There is no way around it, this will be less efficient than the inplace operation. If there were a precedent for calling a method like update and returning itself instead of None, I would suggest that, but since this is the way that has already been established for lists, it seems a natural extension. On Jan 11, 2008, at 9:22 PM, Guido van Rossum wrote: > It does suggest that we have two choices for the proposed operation: > d1+d2 or d1|d2. I think the latter may be more appropriate: > len(seq1+seq2) == len(seq1) ++len(seq2), but no such invariant exists > for set union. This might be way out there but I suppose you could consider that a dict is actually two different things, depending on what you are doing, and that these operations might actually do different things. Interpreted as a sequence, it is a sequence of key mappings. As confirmed in another recent discussion, Python guarantees consistent (read: repeatable) ordering of iteration through a dict, so in this sense it really is a sequence. (On a side note, I frequently rely on the repeatability of ordering when interacting with the Python shell).

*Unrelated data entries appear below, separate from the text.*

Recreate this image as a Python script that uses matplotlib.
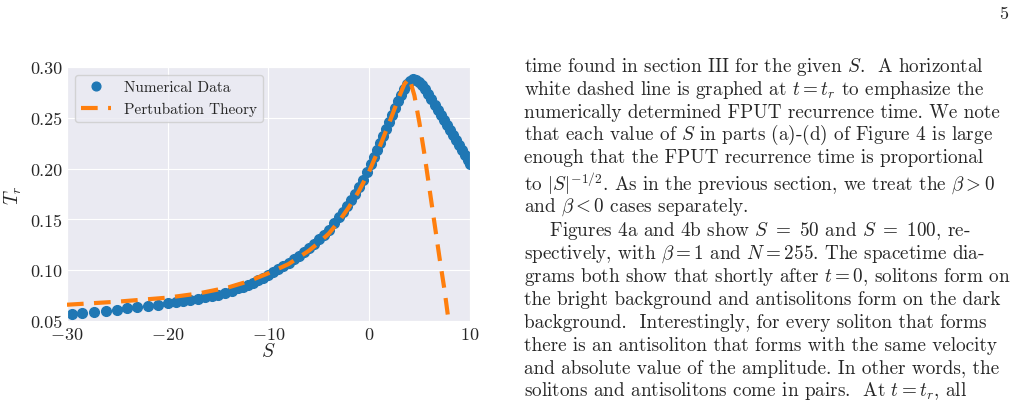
import matplotlib
matplotlib.use('Agg')
import matplotlib.pyplot as plt
import seaborn as sns

sns.set_style('darkgrid')
plt.rcParams['font.family'] = 'serif'
plt.rcParams['font.serif'] = ['cmr10']
plt.rcParams['mathtext.fontset'] = 'cm'
plt.rcParams['axes.formatter.use_mathtext'] = True

# numerical data
s_num = [-29.5, -28.5, -27.3, -26.1, -25.0, -24.0, -23.0, -22.0, -21.0, -20.0,
         -19.2, -18.5, -17.8, -17.0, -16.3, -15.6, -15.0, -14.3, -13.6, -13.0,
         -12.5, -12.0, -11.5, -11.0, -10.5, -10.0, -9.5, -9.0, -8.5, -8.0,
         -7.5, -7.0, -6.5, -6.0, -5.5, -5.0, -4.5, -4.0, -3.5, -3.0,
         -2.6, -2.2, -1.8, -1.4, -1.0, -0.6, -0.2, 0.2, 0.5, 0.8,
         1.1, 1.4, 1.7, 2.0, 2.3, 2.6, 2.9, 3.2, 3.5, 3.8,
         4.1, 4.4, 4.7, 5.0, 5.3, 5.6, 5.9, 6.2, 6.5, 6.8,
         7.1, 7.4, 7.7, 8.0, 8.3, 8.6, 8.9, 9.2, 9.5, 9.8, 10.0]
t_num = [0.057, 0.058, 0.059, 0.060, 0.061, 0.063, 0.064, 0.065, 0.066, 0.068,
         0.069, 0.070, 0.071, 0.072, 0.074, 0.075, 0.076, 0.078, 0.080, 0.082,
         0.083, 0.085, 0.087, 0.090, 0.092, 0.095, 0.098, 0.101, 0.104, 0.107,
         0.111, 0.114, 0.118, 0.122, 0.126, 0.131, 0.135, 0.140, 0.146, 0.152,
         0.157, 0.163, 0.169, 0.175, 0.182, 0.189, 0.197, 0.204, 0.211, 0.218,
         0.225, 0.232, 0.239, 0.246, 0.253, 0.260, 0.266, 0.272, 0.278, 0.283,
         0.286, 0.288, 0.287, 0.285, 0.282, 0.278, 0.273, 0.268, 0.263, 0.258,
         0.253, 0.248, 0.243, 0.238, 0.233, 0.228, 0.223, 0.218, 0.213, 0.208, 0.204]

# perturbation theory
s_pt = [-30, -25, -20, -17, -14, -12, -10, -8, -6, -5, -4, -3, -2, -1, 0,
        1, 2, 3, 3.5, 4.0, 4.5, 5.0, 5.5, 6.0, 6.5, 7.0, 7.5, 7.9]
t_pt = [0.066, 0.069, 0.073, 0.077, 0.083, 0.089, 0.097, 0.106, 0.119, 0.127,
        0.136, 0.148, 0.162, 0.178, 0.197, 0.220, 0.245, 0.271, 0.283, 0.289,
        0.272, 0.245, 0.214, 0.180, 0.146, 0.112, 0.080, 0.050]

fig = plt.figure(figsize=(10.21, 4.02), dpi=100)
ax = fig.add_axes([0.0656, 0.199, 0.3945, 0.632])
ax.plot(s_num, t_num, 'o', color='#1f77b4', markersize=7, label='Numerical Data', zorder=2)
ax.plot(s_pt, t_pt, '--', color='#ff7f0e', linewidth=3, dashes=(4, 2.5), label='Pertubation Theory', zorder=3)
ax.set_xlim(-30, 10)
ax.set_ylim(0.05, 0.30)
ax.set_xticks([-30, -20, -10, 0, 10])
ax.set_yticks([0.05, 0.10, 0.15, 0.20, 0.25, 0.30])
ax.set_yticklabels(['0.05', '0.10', '0.15', '0.20', '0.25', '0.30'])
ax.tick_params(labelsize=13, pad=0)
ax.set_xlabel('$S$', fontsize=14, labelpad=0)
ax.set_ylabel('$T_r$', fontsize=14, labelpad=4)
ax.legend(loc='upper left', fontsize=11, frameon=True, markerscale=0.9)

fig.text(0.987, 0.965, '5', fontsize=13, ha='right', va='center')

lines = [
    'time found in section III for the given $S$.  A horizontal',
    'white dashed line is graphed at $t = t_r$ to emphasize the',
    'numerically determined FPUT recurrence time. We note',
    'that each value of $S$ in parts (a)-(d) of Figure 4 is large',
    'enough that the FPUT recurrence time is proportional',
    'to $|S|^{-1/2}$. As in the previous section, we treat the $\\beta > 0$',
    'and $\\beta < 0$ cases separately.',
    '    Figures 4a and 4b show $S\\ =\\ 50$ and $S\\ =\\ 100$, re-',
    'spectively, with $\\beta = 1$ and $N = 255$. The spacetime dia-',
    'grams both show that shortly after $t = 0$, solitons form on',
    'the bright background and antisolitons form on the dark',
    'background.  Interestingly, for every soliton that forms',
    'there is an antisoliton that forms with the same velocity',
    'and absolute value of the amplitude. In other words, the',
    'solitons and antisolitons come in pairs.  At $t = t_r$, all',
]
ys = [67, 90, 113, 135, 158, 184, 207, 231, 254, 277, 300, 323, 346, 369, 391]
for line, y in zip(lines, ys):
    fig.text(524 / 1021, 1 - y / 402, line, fontsize=13.8, ha='left', va='center')

fig.savefig('out.png', dpi=100)
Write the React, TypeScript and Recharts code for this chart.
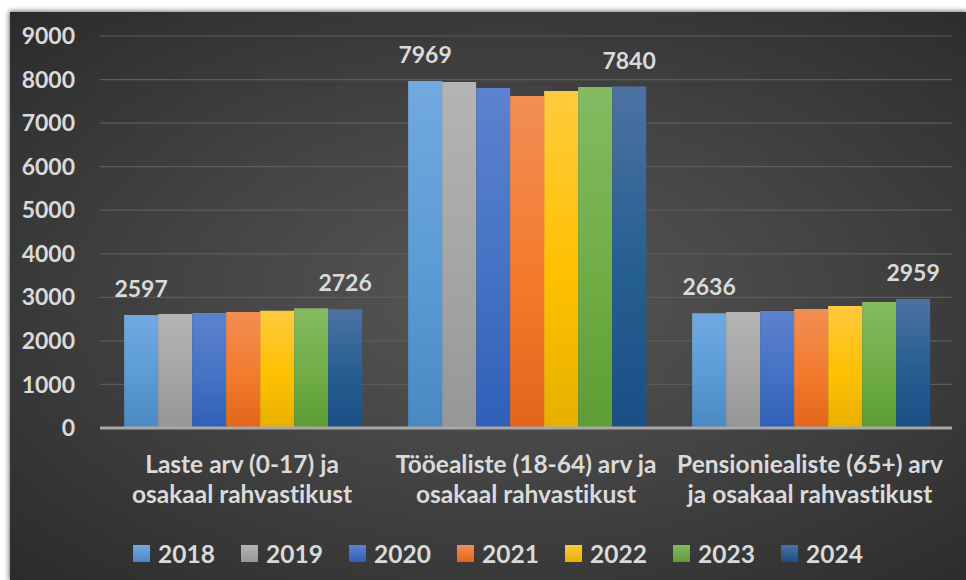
import { Bar, BarChart, CartesianGrid, LabelList, XAxis, YAxis } from 'recharts';

const categories = [
    'Laste arv (0-17) ja\nosakaal rahvastikust',
    'Tööealiste (18-64) arv ja\nosakaal rahvastikust',
    'Pensioniealiste (65+) arv\nja osakaal rahvastikust',
];
const years = ['2018', '2019', '2020', '2021', '2022', '2023', '2024'];

const v2018 = [2597, 7969, 2636];
const v2019 = [2615, 7943, 2663];
const v2020 = [2640, 7805, 2686];
const v2021 = [2665, 7622, 2732];
const v2022 = [2690, 7737, 2801];
const v2023 = [2750, 7828, 2893];
const v2024 = [2726, 7840, 2959];

const yTicks = [0, 1000, 2000, 3000, 4000, 5000, 6000, 7000, 8000, 9000];

const seriesValues = [v2018, v2019, v2020, v2021, v2022, v2023, v2024];

const data = categories.map((name, i) => {
    const row: Record<string, string | number> = { name };
    years.forEach((y, s) => {
        row[y] = seriesValues[s][i];
    });
    return row;
});

// gradient stops per year: top, middle, bottom
const GRADIENTS = [
    ['#72a9e0', '#5b9bd5', '#4a88c4'],
    ['#b4b4b4', '#a5a5a5', '#969696'],
    ['#5d82cf', '#4472c4', '#305fb8'],
    ['#f28e55', '#f47a2c', '#e0661a'],
    ['#ffca3e', '#ffc000', '#e6b000'],
    ['#84ba62', '#70ad47', '#5e9c35'],
    ['#4d72a2', '#255e91', '#1a4f86'],
];

const FONT = 'Lato, "Open Sans", sans-serif';
const TEXT = '#dadada';

function CategoryTick({ x, y, payload }: { x?: number; y?: number; payload?: { value: string } }) {
    const lines = String(payload?.value ?? '').split('\n');
    return (
        <text
            x={x}
            y={y}
            textAnchor="middle"
            fill={TEXT}
            fontFamily={FONT}
            fontWeight={700}
            fontSize={24.5}
            style={{ fontVariantLigatures: 'none' }}
        >
            {lines.map((line, i) => (
                <tspan key={i} x={x} dy={i === 0 ? 45 : 30}>
                    {line}
                </tspan>
            ))}
        </text>
    );
}

export default function App() {
    return (
        <div>
            <style>{'body{margin:0;overflow:hidden;background:#fff}'}</style>
            <div
                style={{
                    position: 'absolute',
                    left: 10,
                    top: 12,
                    width: 956,
                    height: 568,
                    background: 'radial-gradient(ellipse at 52% 50%, #575757 0%, #444444 45%, #2b2b2b 100%)',
                    boxShadow: '0 0 5px 1px rgba(0,0,0,0.55)',
                }}
            >
                <BarChart
                    width={956}
                    height={568}
                    data={data}
                    margin={{ top: 24, right: 14, left: 0, bottom: 0 }}
                    barCategoryGap="8.5%"
                    barGap={0}
                >
                    <defs>
                        {GRADIENTS.map((g, i) => (
                            <linearGradient key={i} id={`grad${i}`} x1="0" y1="0" x2="0" y2="1">
                                <stop offset="0%" stopColor={g[0]} />
                                <stop offset="55%" stopColor={g[1]} />
                                <stop offset="100%" stopColor={g[2]} />
                            </linearGradient>
                        ))}
                    </defs>
                    <CartesianGrid vertical={false} stroke="#5c5c5c" strokeWidth={1.2} />
                    <XAxis
                        dataKey="name"
                        height={152}
                        interval={0}
                        tick={<CategoryTick />}
                        tickLine={false}
                        tickSize={0}
                        tickMargin={0}
                        axisLine={{ stroke: '#a8a8a8', strokeWidth: 3 }}
                    />
                    <YAxis
                        width={90}
                        domain={[0, 9000]}
                        ticks={yTicks}
                        interval={0}
                        tickLine={false}
                        axisLine={false}
                        tickSize={0}
                        tickMargin={25}
                        tick={{ fill: TEXT, fontFamily: FONT, fontWeight: 700, fontSize: 23 }}
                    />
                    {years.map((y, i) => (
                        <Bar key={y} dataKey={y} fill={`url(#grad${i})`} isAnimationActive={false}>
                            {(i === 0 || i === years.length - 1) && (
                                <LabelList
                                    dataKey={y}
                                    position="top"
                                    offset={18}
                                    fill={TEXT}
                                    fontFamily={FONT}
                                    fontWeight={700}
                                    fontSize={23}
                                />
                            )}
                        </Bar>
                    ))}
                </BarChart>
                <div
                    style={{
                        position: 'absolute',
                        left: 123,
                        top: 527,
                        display: 'flex',
                        alignItems: 'center',
                        fontFamily: FONT,
                        fontWeight: 700,
                        fontSize: 24.5,
                        color: TEXT,
                    }}
                >
                    {years.map((y, i) => (
                        <div key={y} style={{ width: 108, display: 'flex', alignItems: 'center' }}>
                            <div
                                style={{
                                    width: 17,
                                    height: 17,
                                    marginRight: 8,
                                    background: `linear-gradient(${GRADIENTS[i][0]}, ${GRADIENTS[i][2]})`,
                                }}
                            />
                            <span>{y}</span>
                        </div>
                    ))}
                </div>
            </div>
        </div>
    );
}
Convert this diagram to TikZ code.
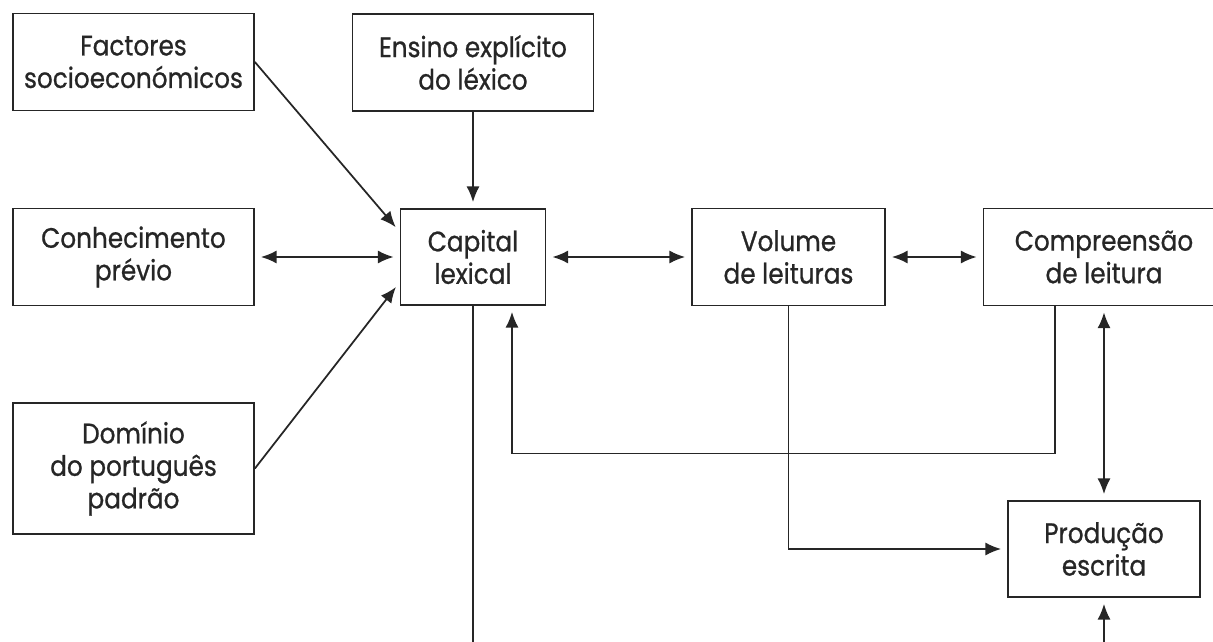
\documentclass[tikz,border=0pt]{standalone}
\usepackage{fontspec}
\setmainfont{Poppins}[FakeStretch=0.88, FakeBold=0.8]
\usepackage{tikz}
\usetikzlibrary{arrows.meta, positioning}

\begin{document}
\begin{tikzpicture}[line width=1pt, color=black!85,
  arro/.style = {-{Latex[length=9pt,width=7.5pt]}, shorten >=0.12cm},
  dbl/.style = {{Latex[length=9pt,width=7.5pt]}-{Latex[length=9pt,width=7.5pt]}, shorten >=0.12cm, shorten <=0.12cm}]

\tikzstyle{format} = [draw, align=center, inner sep=0pt, font=\fontsize{16}{18.5}\selectfont]
\tikzstyle{wide} = [format, minimum width=4.82cm, minimum height=1.94cm]

\useasboundingbox (0,0) rectangle (24.26,-12.82);
\clip (0,0) rectangle (24.26,-12.82);

% inputs
\node[wide] at (2.67,-1.24) (fac) {Factores\\socioeconómicos};
\node[wide] at (9.46,-1.25) (ens) {Ensino explícito\\do léxico};
\node[wide] at (2.67,-5.14) (con) {Conhecimento\\prévio};
\node[wide, minimum height=2.62cm] at (2.67,-9.37) (dom) {Domínio\\do português\\padrão};
% centre
\node[format, minimum width=2.9cm, minimum height=1.92cm] at (9.46,-5.14) (cap) {Capital\\lexical};
% connections
\draw[arro] (fac.east) -- (cap.161);
\draw[arro] (ens.south) -- (cap.north);
\draw[dbl] (con.east) -- (cap.west);
\draw[arro] (dom.east) -- (cap.199);
% outputs
\node[format, minimum width=3.86cm, minimum height=1.94cm] at (15.77,-5.14) (vol) {Volume\\de leituras};
\node[wide] at (22.08,-5.14) (comp) {Compreensão\\de leitura};
\node[format, minimum width=3.84cm, minimum height=1.92cm] at (22.08,-10.98) (prod) {Produção\\escrita};
% connections
\draw[dbl] (cap.east) -- (vol.west);
\draw[dbl] (vol.east) -- (comp.west);
\draw[dbl] (comp.south) -- (prod.north);
\draw[arro] ([xshift=-0.98cm]comp.south) -- ++(0,-2.94) -| ([xshift=0.78cm]cap.south);
\draw[arro] (vol.south) |- (prod.west);
% open ends
\coordinate (capout) at (9.46,-13);
\coordinate (prodin) at (22.08,-13);
\draw (cap.south) -- (capout);
\draw[arro] (prodin) -- (prod.south);
\end{tikzpicture}
\end{document}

The notable sequence operation being + for concatenation, would perform an update of the keys (thus for the sequence op the mappings aren't guaranteed to be preserved, only the keys). The other interpretation of dict is obviously as a set of (key, value) pairs. For sets, the four major operations could behave exactly as any other set of (key, value) tuples (i.e. if you transform it to a list and then apply the same ops you should get the same result).
No, a dict is not a set of (key, value) pairs. The keys form a set, you cannot have duplicate keys.
jared
p.s. If I were to get approval to implement some version of this, which version of Python would be appropriate to work with?